Dr. Lauran Bethel of the New Life Center in Thailand, an after-care center that provides services to women recovering from trafficking, told the subcommittee that after-care programs need to integrate a number of services. According to Dr. Bethel, the women served by her center have immediate physical and psychological health care needs, but they also have a variety of long-term needs, such as educational opportunities, vocational skills, and economic opportunities.

Virginia Coto of the Florida Immigration Center agreed, saying, “trafficking survivors’ needs are unique and these needs cannot be addressed without legislation.”

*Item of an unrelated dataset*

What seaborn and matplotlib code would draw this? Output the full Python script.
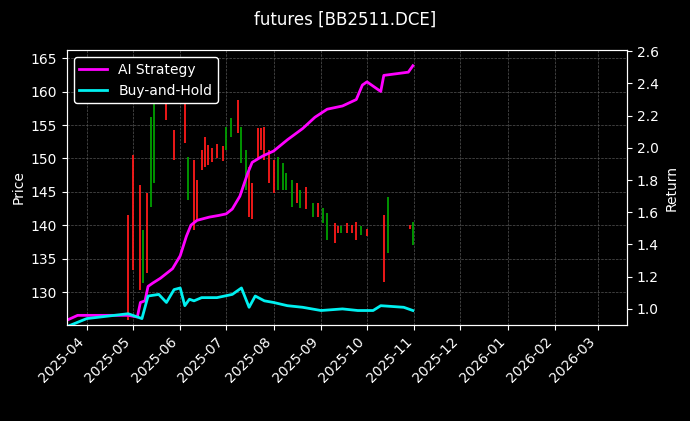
import matplotlib
matplotlib.use("Agg")
import matplotlib.pyplot as plt
import matplotlib.dates as mdates
import seaborn as sns
import pandas as pd

# Candles (date, high, low, up?)
c_dates = ["2025-03-19","2025-04-28","2025-05-01","2025-05-06","2025-05-08","2025-05-10","2025-05-13","2025-05-15",
           "2025-05-23","2025-05-28","2025-06-04","2025-06-06","2025-06-10","2025-06-12","2025-06-15","2025-06-17",
           "2025-06-19","2025-06-22","2025-06-25","2025-06-29","2025-07-01","2025-07-04","2025-07-09","2025-07-11",
           "2025-07-14","2025-07-16","2025-07-18","2025-07-22","2025-07-24","2025-07-26","2025-07-29","2025-08-01",
           "2025-08-04","2025-08-07","2025-08-09","2025-08-13","2025-08-16","2025-08-18","2025-08-22","2025-08-27",
           "2025-08-30","2025-09-02","2025-09-05","2025-09-10","2025-09-12","2025-09-14","2025-09-18","2025-09-21",
           "2025-09-24","2025-09-27","2025-10-01","2025-10-12","2025-10-15","2025-10-29","2025-10-31"]
c_high = [147.2,141.5,150.5,146.0,139.3,144.8,156.2,161.3,160.2,154.2,161.3,150.2,149.8,146.8,151.2,153.2,
          152.0,151.5,152.2,151.8,154.7,156.0,158.7,154.7,151.2,148.7,146.3,154.5,154.5,154.7,151.2,149.8,
          150.2,149.3,147.8,146.8,146.3,145.3,145.8,143.3,143.3,142.6,141.8,140.3,139.9,139.9,140.3,140.1,
          140.5,139.9,139.4,141.5,144.2,140.0,140.5]
c_low = [135.3,125.8,133.3,130.3,131.4,132.9,142.7,146.3,155.7,149.8,152.3,143.8,139.3,140.8,148.3,148.7,
         149.0,149.5,150.0,149.6,151.2,153.2,153.8,149.3,145.3,141.2,141.0,149.8,151.2,149.8,146.3,144.8,
         145.3,145.3,145.3,142.7,143.3,142.6,142.5,141.2,141.2,140.3,137.8,137.3,138.9,138.9,138.8,138.9,
         137.8,138.6,138.4,131.5,135.9,139.5,137.0]
c_up = [1,0,0,0,1,0,1,1,0,0,0,1,0,0,0,0,
        0,0,0,0,1,1,0,1,1,0,0,0,0,0,0,0,
        1,1,1,1,0,1,0,1,0,1,1,0,0,1,0,0,
        0,1,0,0,1,0,1]

# Returns
ai_dates = ["2025-03-19","2025-03-26","2025-04-28","2025-05-04","2025-05-06","2025-05-09","2025-05-11","2025-05-14",
            "2025-05-19","2025-05-27","2025-06-01","2025-06-05","2025-06-08","2025-06-12","2025-06-20","2025-06-26",
            "2025-07-01","2025-07-05","2025-07-10","2025-07-15","2025-07-18","2025-07-25","2025-08-01","2025-08-10",
            "2025-08-20","2025-08-28","2025-09-05","2025-09-15","2025-09-24","2025-09-28","2025-10-01","2025-10-10",
            "2025-10-12","2025-10-20","2025-10-28","2025-10-31"]
ai_ret = [0.93,0.96,0.96,0.95,1.04,1.05,1.14,1.16,1.19,1.25,1.33,1.45,1.52,1.55,1.57,1.58,
          1.59,1.62,1.70,1.84,1.91,1.95,1.98,2.05,2.12,2.19,2.24,2.26,2.30,2.39,2.41,2.35,
          2.45,2.46,2.47,2.51]
bh_dates = ["2025-03-19","2025-04-01","2025-04-28","2025-05-04","2025-05-07","2025-05-11","2025-05-18","2025-05-23",
            "2025-05-28","2025-06-01","2025-06-04","2025-06-07","2025-06-10","2025-06-15","2025-06-25","2025-07-05",
            "2025-07-11","2025-07-16","2025-07-20","2025-07-26","2025-08-01","2025-08-10","2025-08-20","2025-09-01",
            "2025-09-15","2025-09-25","2025-10-05","2025-10-10","2025-10-25","2025-10-31"]
bh_ret = [0.89,0.94,0.97,0.95,0.94,1.08,1.09,1.04,1.12,1.13,1.02,1.06,1.05,1.07,1.07,1.09,
          1.13,1.01,1.08,1.05,1.04,1.02,1.01,0.99,1.00,0.99,0.99,1.02,1.01,0.99]

plt.style.use("dark_background")
fig = plt.figure(figsize=(6.9, 4.21), dpi=100, facecolor="black")
ax = fig.add_axes([0.097, 0.228, 0.812, 0.653])
ax.set_facecolor("black")
cd = pd.to_datetime(c_dates)
cols = ["#00a000" if u else "#ff1a1a" for u in c_up]
ax.vlines(cd, c_low, c_high, colors=cols, linewidth=1.3)
ax.set_ylim(125.1, 166.2)
ax.set_ylabel("Price", color="white")
ax.grid(True, linestyle="--", linewidth=0.5, color="#555555")
ax.set_xlim(pd.Timestamp("2025-03-19"), pd.Timestamp("2026-03-20"))

ax2 = ax.twinx()
df_ai = pd.DataFrame({"date": pd.to_datetime(ai_dates), "ret": ai_ret})
df_bh = pd.DataFrame({"date": pd.to_datetime(bh_dates), "ret": bh_ret})
sns.lineplot(data=df_ai, x="date", y="ret", ax=ax2, color="#ff00ff", linewidth=2, label="AI Strategy")
sns.lineplot(data=df_bh, x="date", y="ret", ax=ax2, color="#00f0f0", linewidth=2, label="Buy-and-Hold")
ax2.set_ylim(0.90, 2.607)
ax2.set_ylabel("Return", color="white")
ax2.set_xlabel("")
ax2.set_xlim(pd.Timestamp("2025-03-19"), pd.Timestamp("2026-03-20"))
leg = ax2.legend(loc="upper left", facecolor="black", edgecolor="white", framealpha=1)
ax.xaxis.set_major_locator(mdates.MonthLocator())
ax.xaxis.set_major_formatter(mdates.DateFormatter("%Y-%m"))
for lbl in ax.get_xticklabels():
    lbl.set_rotation(45); lbl.set_ha("right")
fig.suptitle("futures [BB2511.DCE]", y=0.975, fontsize=12)
fig.savefig("out.png", dpi=100, facecolor="black")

Natalia Khodyreva of the Angel Coalition, an after-care center in Russia, told the subcommittee that her program seeks to educate Russian women about trafficking. She said that most Russian women do not have accurate information about obtaining visas to work abroad and are easily fooled by traffickers. “Russian women need valid information. We have already lost too many women,” she said.

Requesting anonymity for fear of retribution, the trafficking survivors—a woman from Mexico and two women from Russia—called upon the U.S. to help them and other women like them. “We came to the United States to find a better future, not to be prostitutes….No woman or child would want to be a sex slave and endure the evil that I have gone through,” stated the woman from Mexico.